Set problem:
Everything from the first line of the data below through the line that contains "1.84, 1.70, 1.59, 1.25, 1.29, 1.00]" should be written out exactly, please, and nothing more; the pictures stay out.

────────────────────

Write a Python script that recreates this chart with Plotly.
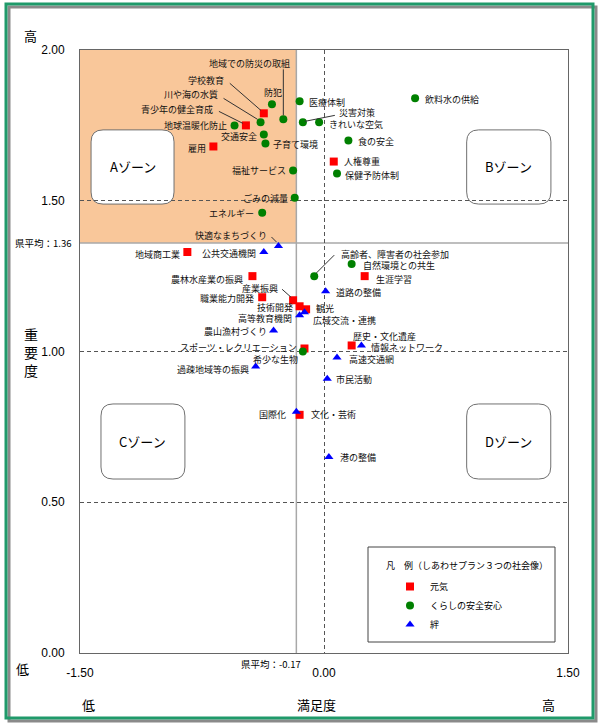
import plotly.graph_objects as go

# ---------------- data ----------------
genki_names = ["学校教育", "青少年の健全育成", "雇用", "人権尊重", "地域商工業", "農林水産業の振興",
               "職業能力開発", "産業振興", "技術開発", "観光", "生涯学習", "歴史・文化遺産",
               "スポーツ・レクリエーション", "文化・芸術"]
genki_x = [-0.37, -0.48, -0.68, 0.06, -0.84, -0.44, -0.38, -0.19, -0.15, -0.11, 0.25, 0.17, -0.12, -0.15]
genki_y = [1.79, 1.75, 1.68, 1.63, 1.33, 1.25, 1.18, 1.17, 1.15, 1.14, 1.25, 1.02, 1.01, 0.79]

anzen_names = ["防犯", "地域での防災の取組", "川や海の水質", "地球温暖化防止", "交通安全", "子育て環境",
               "福祉サービス", "ごみの減量", "エネルギー", "医療体制", "災害対策", "きれいな空気",
               "飲料水の供給", "食の安全", "保健予防体制", "高齢者、障害者の社会参加",
               "自然環境との共生", "希少な生物"]
anzen_x = [-0.32, -0.25, -0.39, -0.55, -0.37, -0.36, -0.19, -0.18, -0.38, -0.15, -0.13, -0.03,
           0.56, 0.15, 0.08, -0.06, 0.17, -0.13]
anzen_y = [1.82, 1.77, 1.76, 1.75, 1.72, 1.69, 1.60, 1.51, 1.46, 1.83, 1.76, 1.76,
           1.84, 1.70, 1.59, 1.25, 1.29, 1.00]

kizuna_names = ["快適なまちづくり", "公共交通機関", "高等教育機関", "広域交流・連携", "農山漁村づくり",
                "道路の整備", "情報ネットワーク", "高速交通網", "過疎地域等の振興", "市民活動",
                "国際化", "港の整備"]
kizuna_x = [-0.28, -0.37, -0.15, -0.12, -0.31, 0.01, 0.23, 0.08, -0.42, 0.02, -0.17, 0.03]
kizuna_y = [1.35, 1.33, 1.12, 1.13, 1.07, 1.20, 1.02, 0.98, 0.95, 0.91, 0.80, 0.65]

avg_x = -0.17
avg_y = 1.36
x_ticks = [-1.5, 0.0, 1.5]
x_tick_labels = ["-1.50", "0.00", "1.50"]
y_ticks = [0.0, 0.5, 1.0, 1.5, 2.0]
y_tick_labels = ["0.00", "0.50", "1.00", "1.50", "2.00"]
zone_names = ["Aゾーン", "Bゾーン", "Cゾーン", "Dゾーン"]
legend_title = "凡　例（しあわせプラン３つの社会像）"

# ---------------- label placement (layout) ----------------
# name: (anchor, xshift, yshift, leader line (x0,y0,x1,y1) in px relative to point or None)
label_pos = {
    "学校教育": ("right", -38, 33, (-3, 3, -34, 30)),
    "青少年の健全育成": ("right", -31, 16, (-3, 2, -27, 14)),
    "雇用": ("right", -5, -2, None),
    "人権尊重": ("left", 8, 0, None),
    "地域商工業": ("right", -5, -2, None),
    "農林水産業の振興": ("right", -7, -3, None),
    "職業能力開発": ("right", -6, -1, None),
    "産業振興": ("right", -13, 12, (-2, 3, -11, 11)),
    "技術開発": ("right", -5, -1, None),
    "観光": ("left", 8, 1, None),
    "生涯学習": ("left", 9, -3, None),
    "歴史・文化遺産": ("left", -1, 9, None),
    "スポーツ・レクリエーション": ("right", -5, 1, None),
    "文化・芸術": ("left", 9, 0, None),
    "防犯": ("center", 1, 12, None),
    "地域での防災の取組": ("right", 9, 56, (0, 4, 0, 50)),
    "川や海の水質": ("right", -41, 28, (-3, 3, -37, 24)),
    "地球温暖化防止": ("right", -6, 0, None),
    "交通安全": ("right", -5, -2, None),
    "子育て環境": ("left", 6, -1, None),
    "福祉サービス": ("right", -5, 0, None),
    "ごみの減量": ("right", -5, -1, None),
    "エネルギー": ("right", -6, -1, None),
    "医療体制": ("left", 7, -1, None),
    "災害対策": ("left", 34, 10, (2, 1, 32, 7)),
    "きれいな空気": ("left", 8, -2, None),
    "飲料水の供給": ("left", 8, -1, None),
    "食の安全": ("left", 8, -1, None),
    "保健予防体制": ("left", 6, -2, None),
    "高齢者、障害者の社会参加": ("left", 25, 22, (2, 3, 20, 21)),
    "自然環境との共生": ("left", 9, -1, None),
    "希少な生物": ("right", -3, -8, None),
    "快適なまちづくり": ("right", -9, 10, (-2, 4, -7, 9)),
    "公共交通機関": ("right", -6, -1, None),
    "高等教育機関": ("right", -6, -3, None),
    "広域交流・連携": ("left", 7, -8, None),
    "農山漁村づくり": ("right", -5, -1, None),
    "道路の整備": ("left", 8, -1, None),
    "情報ネットワーク": ("left", 8, -2, None),
    "高速交通網": ("left", 10, -2, None),
    "過疎地域等の振興": ("right", -5, -3, None),
    "市民活動": ("left", 7, -1, None),
    "国際化": ("right", -8, -3, None),
    "港の整備": ("left", 9, 0, None),
}

JP = "Noto Sans CJK JP"
NUM = "Liberation Sans"

fig = go.Figure()
series = [
    ("元気", genki_names, genki_x, genki_y, "square", "#FF0000"),
    ("くらしの安全安心", anzen_names, anzen_x, anzen_y, "circle", "#008000"),
    ("絆", kizuna_names, kizuna_x, kizuna_y, "triangle-up", "#0000FF"),
]
for sname, names, xs, ys, sym, col in series:
    fig.add_trace(go.Scatter(
        x=xs, y=ys, mode="markers", name=sname, text=names,
        marker=dict(symbol=sym, size=8, color=col, line=dict(width=0)),
        hoverinfo="text",
    ))

annotations = []
shapes = []

# plot area is px 80..568 (x), 50..653 (y)
def px2paper_x(px):
    return (px - 80) / 488.0

def px2paper_y(py):
    return (653 - py) / 603.0

# outer frame with shadow
shapes.append(dict(type="rect", xref="paper", yref="paper",
                   x0=px2paper_x(9), x1=px2paper_x(596), y0=px2paper_y(721), y1=px2paper_y(7),
                   line=dict(color="#8a8a8a", width=3), layer="below"))
shapes.append(dict(type="rect", xref="paper", yref="paper",
                   x0=px2paper_x(6), x1=px2paper_x(593), y0=px2paper_y(718), y1=px2paper_y(4),
                   line=dict(color="#1f9a6a", width=3), layer="below"))

# A-zone highlight
shapes.append(dict(type="rect", xref="x", yref="y", x0=-1.5, x1=avg_x, y0=avg_y, y1=2.0,
                   fillcolor="#F9C79A", line=dict(width=0), layer="below"))

# zone boxes (rounded)
def rounded(x0, x1, y0, y1, r=12):
    rx = r / 162.67
    ry = r / 301.5
    return (f"M {x0+rx},{y0} L {x1-rx},{y0} Q {x1},{y0} {x1},{y0+ry} "
            f"L {x1},{y1-ry} Q {x1},{y1} {x1-rx},{y1} L {x0+rx},{y1} "
            f"Q {x0},{y1} {x0},{y1-ry} L {x0},{y0+ry} Q {x0},{y0} {x0+rx},{y0} Z")

zone_boxes = [(-1.432, -0.922, 1.489, 1.735), (0.877, 1.395, 1.489, 1.735),
              (-1.371, -0.855, 0.577, 0.826), (0.877, 1.394, 0.577, 0.826)]
for zn, (x0, x1, y0, y1) in zip(zone_names, zone_boxes):
    shapes.append(dict(type="path", xref="x", yref="y", path=rounded(x0, x1, y0, y1),
                       fillcolor="white", line=dict(color="#707070", width=1), layer="below"))
    annotations.append(dict(x=(x0 + x1) / 2, y=(y0 + y1) / 2, xref="x", yref="y", text=zn,
                            showarrow=False, font=dict(family=JP, size=13, color="black")))

# average lines
shapes.append(dict(type="line", xref="x", yref="y", x0=avg_x, x1=avg_x, y0=0, y1=2.0,
                   line=dict(color="#a8a8a8", width=1.5), layer="below"))
shapes.append(dict(type="line", xref="x", yref="y", x0=-1.5, x1=1.5, y0=avg_y, y1=avg_y,
                   line=dict(color="#a8a8a8", width=1.5), layer="below"))

# point labels and leader lines
for sname, names, xs, ys, sym, col in series:
    for n, xv, yv in zip(names, xs, ys):
        anc, xs_, ys_, leader = label_pos[n]
        annotations.append(dict(x=xv, y=yv, xref="x", yref="y", text=n, showarrow=False,
                                xanchor=anc, yanchor="middle", xshift=xs_, yshift=ys_,
                                font=dict(family=JP, size=9, color="#111")))
        if leader:
            lx0, ly0, lx1, ly1 = leader
            shapes.append(dict(type="line", xref="x", yref="y",
                               xsizemode="pixel", ysizemode="pixel",
                               xanchor=xv, yanchor=yv, x0=lx0, x1=lx1, y0=ly0, y1=ly1,
                               line=dict(color="#333", width=1)))

# legend box
shapes.append(dict(type="rect", xref="paper", yref="paper",
                   x0=px2paper_x(368), x1=px2paper_x(555), y0=px2paper_y(642), y1=px2paper_y(547),
                   line=dict(color="#444", width=1), fillcolor="rgba(0,0,0,0)"))

# axis texts
def pann(px, py, text, size=13, xanchor="center", family=JP):
    annotations.append(dict(x=px2paper_x(px), y=px2paper_y(py), xref="paper", yref="paper",
                            text=text, showarrow=False, xanchor=xanchor, yanchor="middle",
                            font=dict(family=family, size=size, color="black")))

pann(384, 565, legend_title, 9, xanchor="left")
pann(30, 35, "高", 13)
pann(22, 668, "低", 13)
pann(31, 352, "重<br>要<br>度", 14)
pann(43, 243, f"県平均：{avg_y:.2f}", 9.5)
pann(271, 664, f"県平均：{avg_x:.2f}", 9.5)
pann(88, 704, "低", 13)
pann(316, 704, "満足度", 13)
pann(548, 704, "高", 13)

fig.update_layout(
    width=600, height=728,
    margin=dict(l=80, r=32, t=50, b=75),
    paper_bgcolor="white", plot_bgcolor="white",
    showlegend=True,
    legend=dict(x=px2paper_x(390), y=px2paper_y(572), xanchor="left", yanchor="top",
                bgcolor="rgba(0,0,0,0)", borderwidth=0,
                font=dict(family=JP, size=9, color="black"), tracegroupgap=0),
    shapes=shapes, annotations=annotations,
    xaxis=dict(range=[-1.5, 1.5], tickvals=x_ticks, ticktext=x_tick_labels,
               showgrid=True, gridcolor="#555", griddash="4px,3px", gridwidth=1,
               zeroline=False, showline=True, mirror=True, linecolor="#666", linewidth=1,
               ticks="", ticklabelstandoff=9, tickfont=dict(family=NUM, size=12, color="black"),
               fixedrange=True),
    yaxis=dict(range=[0, 2.0], tickvals=y_ticks, ticktext=y_tick_labels,
               showgrid=True, gridcolor="#555", griddash="4px,3px", gridwidth=1,
               zeroline=False, showline=True, mirror=True, linecolor="#666", linewidth=1,
               ticks="", ticklabelstandoff=12, tickfont=dict(family=NUM, size=12, color="black"),
               fixedrange=True),
)

fig.write_html("out.html", config={"displayModeBar": False},
               post_script="document.body.style.margin='0';document.body.style.overflow='hidden';")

────────────────────

Exercise solution:
Write a Python script that recreates this chart with Plotly.
import plotly.graph_objects as go

# ---------------- data ----------------
genki_names = ["学校教育", "青少年の健全育成", "雇用", "人権尊重", "地域商工業", "農林水産業の振興",
               "職業能力開発", "産業振興", "技術開発", "観光", "生涯学習", "歴史・文化遺産",
               "スポーツ・レクリエーション", "文化・芸術"]
genki_x = [-0.37, -0.48, -0.68, 0.06, -0.84, -0.44, -0.38, -0.19, -0.15, -0.11, 0.25, 0.17, -0.12, -0.15]
genki_y = [1.79, 1.75, 1.68, 1.63, 1.33, 1.25, 1.18, 1.17, 1.15, 1.14, 1.25, 1.02, 1.01, 0.79]

anzen_names = ["防犯", "地域での防災の取組", "川や海の水質", "地球温暖化防止", "交通安全", "子育て環境",
               "福祉サービス", "ごみの減量", "エネルギー", "医療体制", "災害対策", "きれいな空気",
               "飲料水の供給", "食の安全", "保健予防体制", "高齢者、障害者の社会参加",
               "自然環境との共生", "希少な生物"]
anzen_x = [-0.32, -0.25, -0.39, -0.55, -0.37, -0.36, -0.19, -0.18, -0.38, -0.15, -0.13, -0.03,
           0.56, 0.15, 0.08, -0.06, 0.17, -0.13]
anzen_y = [1.82, 1.77, 1.76, 1.75, 1.72, 1.69, 1.60, 1.51, 1.46, 1.83, 1.76, 1.76,
           1.84, 1.70, 1.59, 1.25, 1.29, 1.00]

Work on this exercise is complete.